[start Excerpted records]

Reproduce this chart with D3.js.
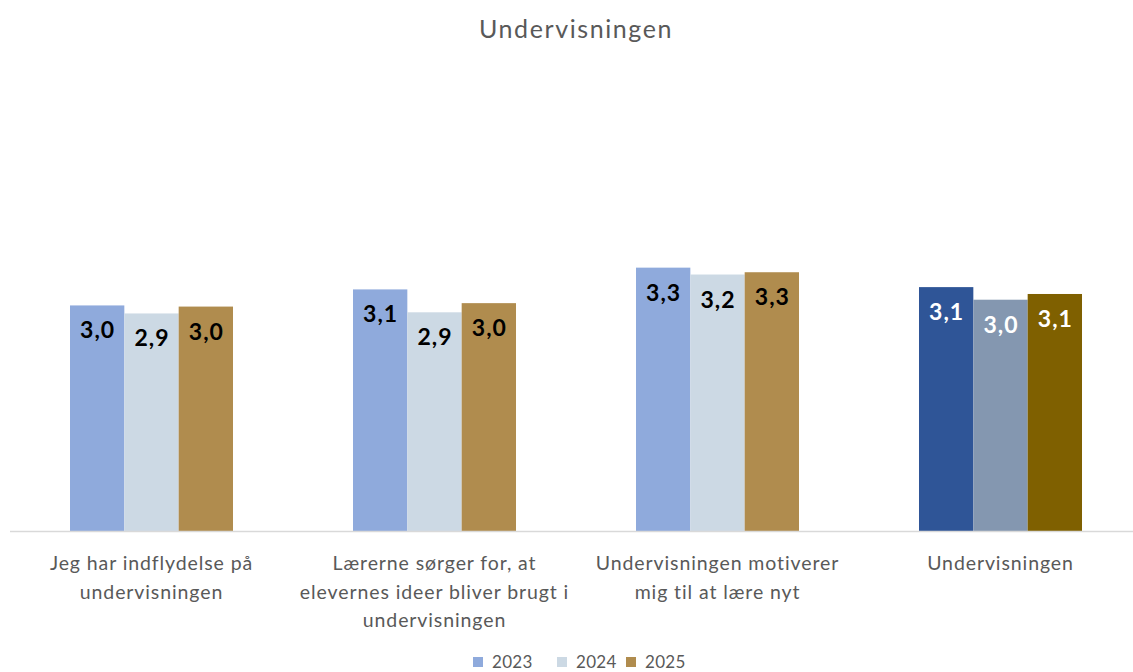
<!DOCTYPE html>
<html><head><meta charset="utf-8">
<script src="https://cdn.jsdelivr.net/npm/d3@7"></script>
<style>body{margin:0;background:#fff}svg{display:block}</style>
</head><body>
<svg id="c" width="1133" height="672"></svg>
<script>
const title = "Undervisningen";
const categories = [
  ["Jeg har indflydelse på", "undervisningen"],
  ["Lærerne sørger for, at", "elevernes ideer bliver brugt i", "undervisningen"],
  ["Undervisningen motiverer", "mig til at lære nyt"],
  ["Undervisningen"]
];
const years = ["2023", "2024", "2025"];
const v2023 = [2.97, 3.11, 3.30, 3.13];
const v2024 = [2.90, 2.91, 3.24, 3.02];
const v2025 = [2.96, 2.99, 3.26, 3.07];
const seriesValues = [v2023, v2024, v2025];
const colors = ["#8FAADC", "#CCD9E4", "#B08C4E"];
const totalColors = ["#2F5597", "#8497B0", "#7F6000"];
const yDomain = [1, 5];

const svg = d3.select("#c");
const font = "Lato, 'Open Sans', sans-serif";

const x0 = d3.scaleBand().domain(d3.range(categories.length)).range([10, 1142]).paddingInner(0.424).paddingOuter(0.212);
const x1 = d3.scaleBand().domain(years).range([0, x0.bandwidth()]);
const y = d3.scaleLinear().domain(yDomain).range([531, 73]);

svg.append("text").attr("x", 576).attr("y", 38).attr("text-anchor", "middle")
  .attr("font-family", font).attr("font-size", 25).attr("letter-spacing", 1.6)
  .attr("fill", "#595959").text(title);

const groups = svg.selectAll("g.grp").data(categories).join("g")
  .attr("transform", (d, i) => `translate(${x0(i)},0)`);

years.forEach((yr, s) => {
  groups.append("rect")
    .attr("x", x1(yr)).attr("width", x1.bandwidth())
    .attr("y", (d, i) => y(seriesValues[s][i]))
    .attr("height", (d, i) => y(yDomain[0]) - y(seriesValues[s][i]))
    .attr("fill", (d, i) => i === categories.length - 1 ? totalColors[s] : colors[s]);
  groups.append("text")
    .attr("x", x1(yr) + x1.bandwidth() / 2 + 0.5)
    .attr("y", (d, i) => y(seriesValues[s][i]) + 33)
    .attr("text-anchor", "middle")
    .attr("font-family", font).attr("font-weight", "bold").attr("font-size", 23)
    .attr("letter-spacing", 1)
    .attr("fill", (d, i) => i === categories.length - 1 ? "#ffffff" : "#000000")
    .text((d, i) => seriesValues[s][i].toFixed(1).replace(".", ","));
});

// axis line
svg.append("line").attr("x1", 10).attr("x2", 1142).attr("y1", 531.5).attr("y2", 531.5)
  .attr("stroke", "#D9D9D9").attr("stroke-width", 1.5);

// category labels
groups.each(function(lines, i) {
  const t = d3.select(this).append("text")
    .attr("text-anchor", "middle").attr("font-family", font)
    .attr("font-size", 19.5).attr("letter-spacing", 0.9).attr("fill", "#595959");
  lines.forEach((ln, k) => {
    t.append("tspan").attr("x", x0.bandwidth() / 2).attr("y", 570 + k * 28.5).text(ln);
  });
});

// legend
const legendX = [473, 557, 626];
const lg = svg.append("g");
years.forEach((yr, s) => {
  lg.append("rect").attr("x", legendX[s]).attr("y", 657).attr("width", 10).attr("height", 10).attr("fill", colors[s]);
  lg.append("text").attr("x", legendX[s] + 19).attr("y", 668).attr("font-family", font)
    .attr("font-size", 17).attr("letter-spacing", 0.3).attr("fill", "#595959").text(yr);
});
</script>
</body></html>
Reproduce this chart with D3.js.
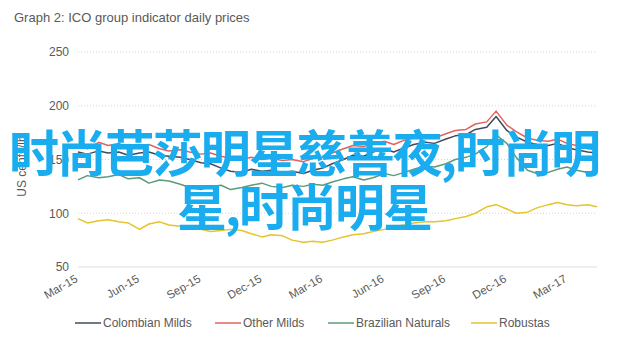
<!DOCTYPE html>
<html>
<head>
<meta charset="utf-8">
<script src="https://cdn.jsdelivr.net/npm/d3@7"></script>
<style>
  body { margin: 0; background: #fff; }
  svg text { font-family: "Liberation Sans", Arial, sans-serif; }
</style>
</head>
<body>
<script>
// semi-monthly readings, Mar 2015 .. mid Apr 2017
var dates = [
  '2015-03-01','2015-03-15','2015-04-01','2015-04-15','2015-05-01','2015-05-15',
  '2015-06-01','2015-06-15','2015-07-01','2015-07-15','2015-08-01','2015-08-15',
  '2015-09-01','2015-09-15','2015-10-01','2015-10-15','2015-11-01','2015-11-15',
  '2015-12-01','2015-12-15','2016-01-01','2016-01-15','2016-02-01','2016-02-15',
  '2016-03-01','2016-03-15','2016-04-01','2016-04-15','2016-05-01','2016-05-15',
  '2016-06-01','2016-06-15','2016-07-01','2016-07-15','2016-08-01','2016-08-15',
  '2016-09-01','2016-09-15','2016-10-01','2016-10-15','2016-11-01','2016-11-15',
  '2016-12-01','2016-12-15','2017-01-01','2017-01-15','2017-02-01','2017-02-15',
  '2017-03-01','2017-03-15','2017-04-01','2017-04-15'
];
var colombianMilds = [157,155,158,156,157,154,156,157,154,153,152,150,147,146,142,139,138,141,
  139,140,138,139,137,140,142,146,150,154,153,157,160,157,161,164,166,165,169,172,173,178,180,190,
  177,171,166,164,163,165,161,159,157,156];
var otherMilds = [162,160,166,163,165,161,163,164,160,158,159,157,155,156,153,151,150,152,
  150,151,149,150,148,151,152,156,160,163,162,165,167,164,168,170,172,170,174,177,178,183,185,195,
  182,176,170,168,167,169,165,163,160,159];
var brazilianNaturals = [131,135,133,134,136,132,133,128,131,130,127,124,122,125,126,122,124,126,
  128,125,124,126,125,127,126,129,132,134,131,133,137,135,138,141,144,143,146,150,152,155,162,173,
  165,152,140,137,138,141,143,140,138,140];
var robustas = [95,91,93,94,92,91,85,90,92,89,88,87,85,83,84,85,84,81,
  78,80,79,75,73,74,73,75,78,80,81,83,85,88,89,91,92,92,93,95,97,100,106,108,
  104,100,101,105,108,110,108,107,108,106];

var seriesNames = ['Colombian Milds','Other Milds','Brazilian Naturals','Robustas'];
var seriesColors = ['#414b5c','#e0645c','#5b9b7b','#e5c42c'];
var yTicks = [50,100,150,200,250];
var xTicks = ['2015-03-01','2015-06-01','2015-09-01','2015-12-01','2016-03-01',
  '2016-06-01','2016-09-01','2016-12-01','2017-03-01'];

var width = 623, height = 339;
var parse = d3.timeParse('%Y-%m-%d');

var svg = d3.select('body').append('svg')
  .attr('width', width)
  .attr('height', height);

var x = d3.scaleTime()
  .domain([parse('2015-03-01'), parse('2017-03-01')])
  .range([78, 567]);
var y = d3.scaleLinear()
  .domain([50, 250])
  .range([267, 52]);

svg.append('text')
  .attr('x', 14).attr('y', 22)
  .style('font-size', '13px')
  .style('fill', '#595959')
  .text('Graph 2: ICO group indicator daily prices');

// grid
svg.append('g').selectAll('line')
  .data(yTicks)
  .enter().append('line')
  .attr('x1', 78).attr('x2', 597)
  .attr('y1', d => y(d)).attr('y2', d => y(d))
  .style('stroke', d => d === 50 ? '#dedede' : '#d4d4d4')
  .style('stroke-dasharray', d => d === 50 ? null : '1,2');

var yAxis = svg.append('g')
  .attr('transform', 'translate(69,0)')
  .call(d3.axisLeft(y).tickValues(yTicks).tickSize(0).tickPadding(0));
yAxis.select('.domain').remove();
yAxis.selectAll('text')
  .style('font-size', '12px')
  .style('fill', '#595959')
  .style('font-family', '"Liberation Sans", Arial, sans-serif');

svg.append('text')
  .attr('transform', 'translate(26,166) rotate(-90)')
  .attr('text-anchor', 'middle')
  .style('font-size', '12px')
  .style('fill', '#595959')
  .text('US cents/lb');

var xAxis = svg.append('g')
  .attr('transform', 'translate(0,270)')
  .call(d3.axisBottom(x).tickValues(xTicks.map(parse))
    .tickFormat(d3.timeFormat('%b-%y')).tickSize(0));
xAxis.select('.domain').remove();
xAxis.selectAll('text')
  .attr('text-anchor', 'end')
  .attr('dy', null)
  .attr('y', 0)
  .attr('transform', 'translate(0,11) rotate(-30)')
  .style('font-size', '11.5px')
  .style('fill', '#595959')
  .style('font-family', '"Liberation Sans", Arial, sans-serif');

var allSeries = [colombianMilds, otherMilds, brazilianNaturals, robustas];
var line = d3.line()
  .x((d, i) => x(parse(dates[i])))
  .y(d => y(d));

// draw order: robustas, green, gray, red on top
[3, 2, 0, 1].forEach(function(k) {
  svg.append('path')
    .datum(allSeries[k])
    .attr('d', line)
    .style('fill', 'none')
    .style('stroke', seriesColors[k])
    .style('stroke-width', 1.5)
    .style('stroke-linejoin', 'round');
});

// legend
var legendX = [75, 215, 328, 471];
var legend = svg.append('g');
seriesNames.forEach(function(name, i) {
  var g = legend.append('g').attr('transform', 'translate(' + legendX[i] + ',323)');
  g.append('line')
    .attr('x1', 0).attr('x2', 26)
    .style('stroke', seriesColors[i])
    .style('stroke-width', 1.5);
  g.append('text')
    .attr('x', 28).attr('y', 4)
    .style('font-size', '12px')
    .style('fill', '#595959')
    .text(name);
});

// overlay caption
var caption = ['时尚芭莎明星慈善夜,时尚明', '星,时尚明星'];
svg.append('g').selectAll('text')
  .data(caption)
  .enter().append('text')
  .attr('x', 304)
  .attr('y', (d, i) => 172 + i * 54)
  .attr('text-anchor', 'middle')
  .style('font-family', '"Noto Sans CJK SC", sans-serif')
  .style('font-size', '50px')
  .style('letter-spacing', '-2px')
  .style('font-weight', 'bold')
  .style('fill', '#19adf0')
  .text(d => d);
</script>
</body>
</html>
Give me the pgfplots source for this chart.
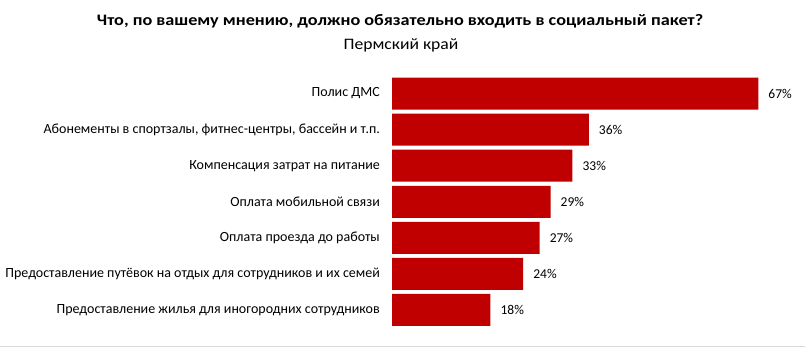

[end Excerpted records]

Task to complete
Give again, exactly, the lines from the start of the data through the one holding "const y = d3.scaleLinear().domain(yDomain).range([531, 73]);"; omit the pictures.

Reply to the task
Reproduce this chart with D3.js.
<!DOCTYPE html>
<html><head><meta charset="utf-8">
<script src="https://cdn.jsdelivr.net/npm/d3@7"></script>
<style>body{margin:0;background:#fff}svg{display:block}</style>
</head><body>
<svg id="c" width="1133" height="672"></svg>
<script>
const title = "Undervisningen";
const categories = [
  ["Jeg har indflydelse på", "undervisningen"],
  ["Lærerne sørger for, at", "elevernes ideer bliver brugt i", "undervisningen"],
  ["Undervisningen motiverer", "mig til at lære nyt"],
  ["Undervisningen"]
];
const years = ["2023", "2024", "2025"];
const v2023 = [2.97, 3.11, 3.30, 3.13];
const v2024 = [2.90, 2.91, 3.24, 3.02];
const v2025 = [2.96, 2.99, 3.26, 3.07];
const seriesValues = [v2023, v2024, v2025];
const colors = ["#8FAADC", "#CCD9E4", "#B08C4E"];
const totalColors = ["#2F5597", "#8497B0", "#7F6000"];
const yDomain = [1, 5];

const svg = d3.select("#c");
const font = "Lato, 'Open Sans', sans-serif";

const x0 = d3.scaleBand().domain(d3.range(categories.length)).range([10, 1142]).paddingInner(0.424).paddingOuter(0.212);
const x1 = d3.scaleBand().domain(years).range([0, x0.bandwidth()]);
const y = d3.scaleLinear().domain(yDomain).range([531, 73]);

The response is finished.